Peace talks wiretapping scheme was legal: Colombia Defense Minister

Juan Carlos Pinzon (Photo: United States Department of Defense)

The military intelligence operation which allegedly spied on Colombia’s peace talks with the FARC was completely legal, said the country’s defense minister as several members of the military unit were being arrested. 

Minister Juan Carlos Pinzon’s comments come after recent remarks from Colombia’s Prosecutor General Eduardo Montealegre that the country’s military intelligence was tied to the wiretapping of peace negotiators in Havana, Cuba, including the government’s chief negotiator Humberto De La Calle.
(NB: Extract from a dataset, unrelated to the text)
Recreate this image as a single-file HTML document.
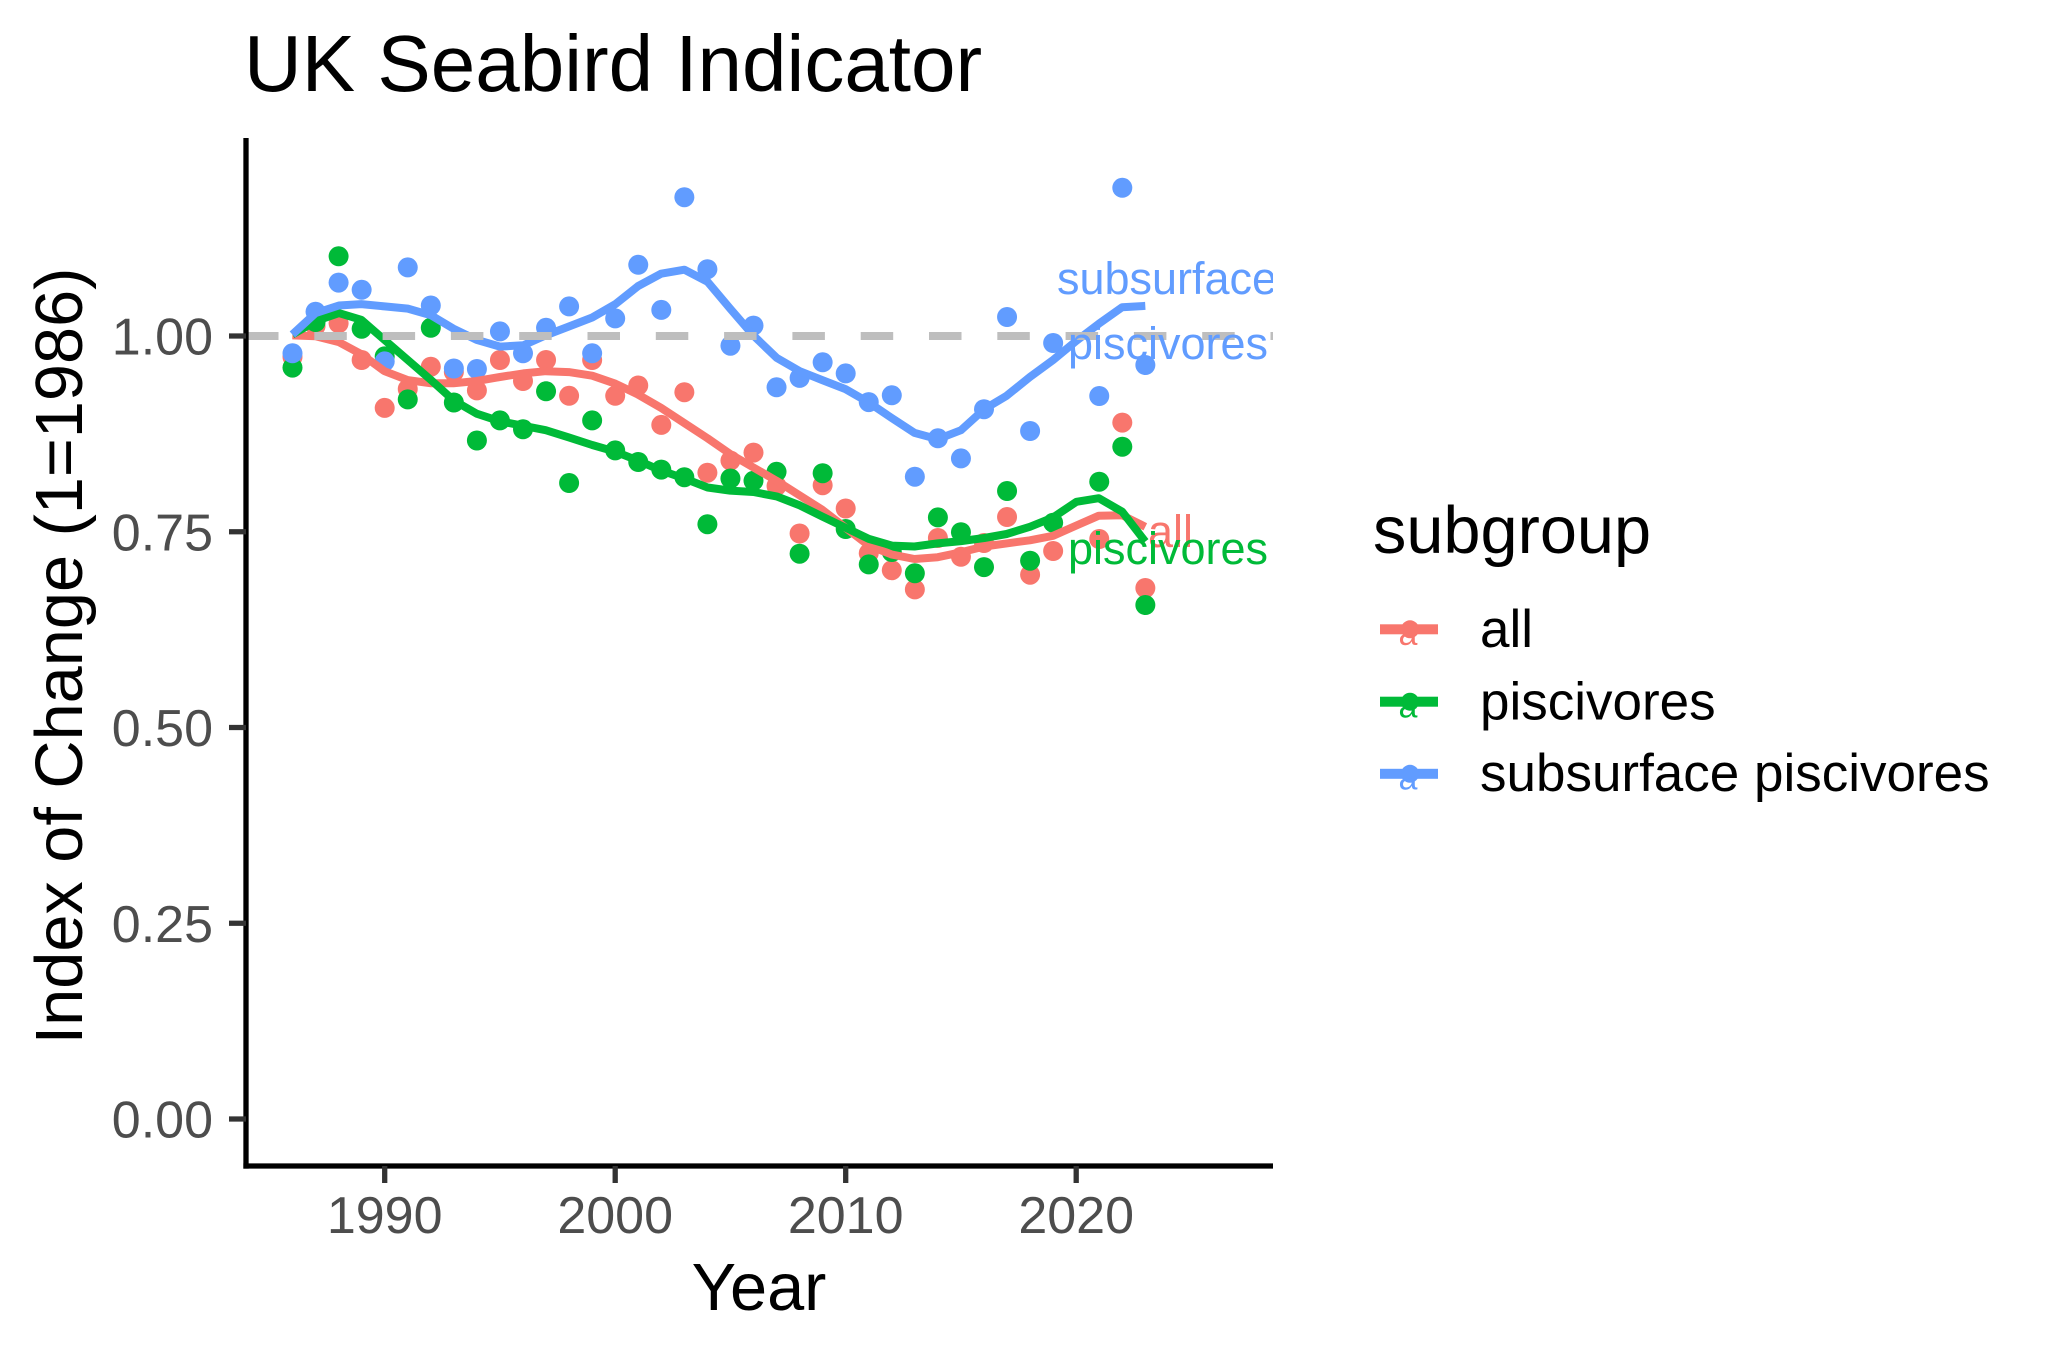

While claiming actions carried out by the covert “Andromedia” unit were legitimate, Pinzon offered his complete collaboration with the Prosecutor General on any investigation into alleged illegal activity within the unit, newspaper El Espectador reported Wednesday.

Any alleged abuses that might have occurred in the operation could be attributed to individuals working for Andromeda, not the unit as a whole, Pinzon claimed.

Military intelligence operations against the peace talks were revealed the Colombian weekly Semana back in February.

Based on 15-months of reporting and testimony from an unnamed inside source, Semana concluded that a Colombian military intelligence unit funded and coordinated by the United States’ Central Intelligence Agency (CIA) used advanced online technology and hacking techniques to monitor the text messages and emails of opposition politicians and representatives of both the government and the FARC involved in the Havana peace negotiations.

MORE: Colombian military and CIA accused of spying on peace talks

According to the report, the secret intelligence center also recruited civilian hackers at ‘campus parties’ to collaborate with the military on cyber espionage tasks.

According to a campaign worker of former Presidential candidate Oscar Ivan Zuluaga, the gathered classified information was sold to opponents of the peace talks.